A secondary market allows prospective investors to invest in a business even if they may not be currently fundraising, or sell one’s shares in a company earlier than would otherwise be possible – all without the issuing company’s intervention.
Prior to the introduction of secondary markets, investors had to hold their shares until the company either held an IPO or a private sale occurred. Both of which could take several years.
The secondary market offers investors an opportunity to make good gains in a much shorter investment period, offering equity from existing shareholders, where prospective investors can buy shares of the company from “sellers”. This differs from a primary market where ‘new’ equity is issued by the company itself. Investing in early-stage companies was historically a highly illiquid asset class, however, secondary markets ensure liquidity for the investor.
Seedrs Secondary Market is the UK’s only early-stage equity secondary market. At launch, the platform facilitated buying and selling shares of businesses that had previously raised capital on Seedrs. Since then, Seedrs has allowed private companies who hadn’t raised capital on the platform before to list existing shares and present shareholders with liquidity.

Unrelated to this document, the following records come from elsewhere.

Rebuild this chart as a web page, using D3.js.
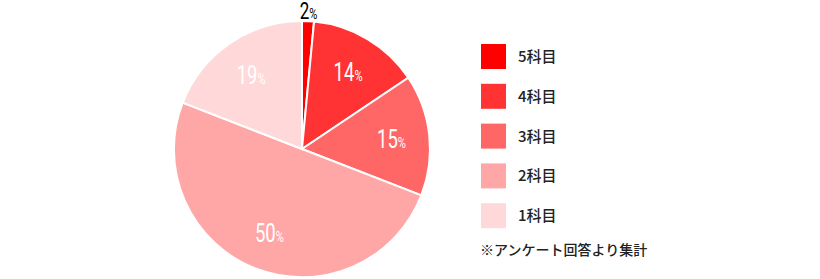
<!DOCTYPE html>
<html>
<head>
<meta charset="utf-8">
<script src="https://cdn.jsdelivr.net/npm/d3@7"></script>
<style>
  body { margin: 0; background: #fff; }
  svg { display: block; }
</style>
</head>
<body>
<div id="chart"></div>
<script>
// slices, clockwise from 12 o'clock
var categories = ["5科目", "4科目", "3科目", "2科目", "1科目"];
var values     = [1.5, 14.1, 15.3, 50, 19.1];
var labels     = ["2", "14", "15", "50", "19"]; // printed percentages
var colors     = ["#ff0000", "#ff3333", "#ff6666", "#ffa6a6", "#ffd9d9"];
var note       = "※アンケート回答より集計";

var width = 820, height = 279;
var cx = 302, cy = 149, radius = 128;

var svg = d3.select("#chart").append("svg")
    .attr("width", width)
    .attr("height", height);

var pie = d3.pie().sort(null).value(function(d){ return d.value; });
var data = categories.map(function(c, i){
    return {cat: c, value: values[i], label: labels[i], color: colors[i]};
});
var arcs = pie(data);

var arc = d3.arc().innerRadius(0).outerRadius(radius);
var labelArc = d3.arc().innerRadius(90).outerRadius(90);
var outerArc = d3.arc().innerRadius(139).outerRadius(139);

var g = svg.append("g").attr("transform", "translate(" + cx + "," + cy + ")");

g.selectAll("path.slice")
    .data(arcs)
  .enter().append("path")
    .attr("class", "slice")
    .attr("d", arc)
    .attr("fill", function(d){ return d.data.color; })
    .attr("stroke", "#fff")
    .attr("stroke-width", 2);

// small slices get their label outside, in black
// the numbers in the original are a condensed face, so squeeze Roboto
var lbl = g.selectAll("text.pct")
    .data(arcs)
  .enter().append("text")
    .attr("class", "pct")
    .attr("transform", function(d){
        var small = d.data.value < 5;
        var p = (small ? outerArc : labelArc).centroid(d);
        return "translate(" + p[0] + "," + (p[1] + 9) + ") scale(0.74,1)";
    })
    .attr("text-anchor", "middle")
    .style("font-family", "Roboto, sans-serif")
    .style("fill", function(d){ return d.data.value < 5 ? "#000" : "#fff"; });

lbl.append("tspan")
    .style("font-size", function(d){ return d.data.value < 5 ? "23px" : "25px"; })
    .text(function(d){ return d.data.label; });
lbl.append("tspan")
    .style("font-size", "15px")
    .text("%");

// legend
var legend = svg.append("g").attr("transform", "translate(481,44)");
var item = legend.selectAll("g.item")
    .data(data)
  .enter().append("g")
    .attr("class", "item")
    .attr("transform", function(d, i){ return "translate(0," + (i * 39.8) + ")"; });

item.append("rect")
    .attr("width", 25)
    .attr("height", 25)
    .attr("fill", function(d){ return d.color; });

item.append("text")
    .attr("x", 37)
    .attr("y", 18)
    .style("font-family", "'Noto Sans CJK JP', sans-serif")
    .style("font-size", "15px")
    .style("font-weight", 500)
    .style("fill", "#222")
    .text(function(d){ return d.cat; });

svg.append("text")
    .attr("x", 480)
    .attr("y", 255)
    .style("font-family", "'Noto Sans CJK JP', sans-serif")
    .style("font-size", "14px")
    .style("font-weight", 500)
    .style("fill", "#222")
    .text(note);
</script>
</body>
</html>
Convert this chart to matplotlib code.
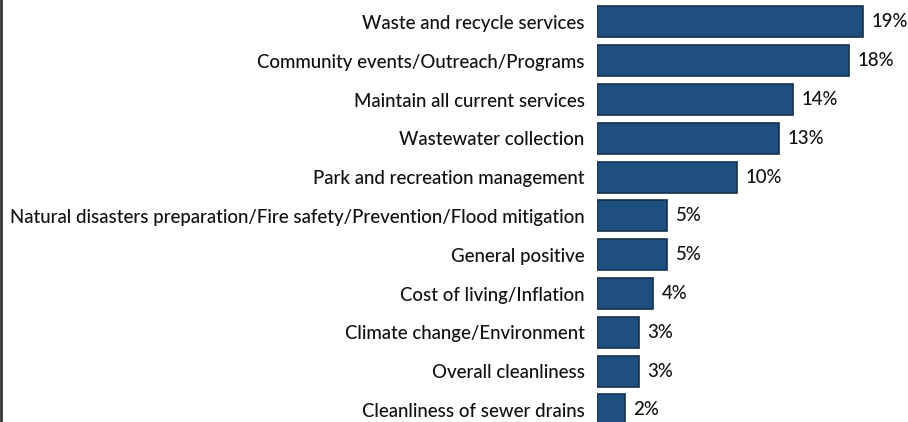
import matplotlib
matplotlib.use("Agg")
import matplotlib.pyplot as plt
from matplotlib.lines import Line2D

plt.rcParams['font.family'] = ['Lato', 'DejaVu Sans']

categories = [
    "Waste and recycle services",
    "Community events/Outreach/Programs",
    "Maintain all current services",
    "Wastewater collection",
    "Park and recreation management",
    "Natural disasters preparation/Fire safety/Prevention/Flood mitigation",
    "General positive",
    "Cost of living/Inflation",
    "Climate change/Environment",
    "Overall cleanliness",
    "Cleanliness of sewer drains",
]
values = [19, 18, 14, 13, 10, 5, 5, 4, 3, 3, 2]

bar_color = "#1f4f7e"
edge_color = "#16314d"
text_color = "#111111"

fig = plt.figure(figsize=(9.08, 4.22), dpi=100)
# axes run slightly past the bottom edge so the last bar gets clipped
ax = fig.add_axes([597 / 908, -0.0175, 308 / 908, 1.0114])

y = list(range(len(categories)))
ax.barh(y, values, height=0.8, color=bar_color, edgecolor=edge_color, linewidth=1.2)

for yi, v in zip(y, values):
    ax.text(v + 0.6, yi, f"{v}%", va="center", ha="left",
            fontsize=13.4, color=text_color, fontweight="medium")

ax.set_xlim(0, 22)
ax.set_ylim(len(categories) - 0.5, -0.5)
ax.set_yticks(y)
ax.set_yticklabels(categories, fontsize=13.4, color=text_color, fontweight="medium")
ax.tick_params(axis="y", length=0, pad=9)
ax.set_xticks([])
for s in ax.spines.values():
    s.set_visible(False)

# dark scan border on the left edge
fig.add_artist(Line2D([0.0015, 0.0015], [0, 1], transform=fig.transFigure,
                      color="#333333", linewidth=2))

fig.savefig("out.png", dpi=100)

An investor may have already enjoyed healthy returns, therefore the Seedrs Secondary Market allows them to realise their gains without having to wait for the company to undergo a significant liquidity event. The Seedrs Secondary Market is open for one week each month, incentivising investors through this time-limited strategy.
There are two types of secondaries listed on Seedrs; Company-led secondaries, a liquidity opportunity managed by the original share issuing company, and Shareholder Secondaries, a share sale where the company in which the shares are being sold is not directly handling the transaction.
A shareholder secondary facilitated by Seedrs secondary market works in the following steps:
When a company raises funds on Seedrs, the fair value market price per share is set during that funding round. After the raise is complete, companies undergo a regular assessment to determine if that price should be revalued up, down, or stay the same. Through the shareholder agreement a company signs with Seedrs during their raise, it allows Seedrs to continue to monitor the company and ensure that the fair market value is up-to-date and accurate.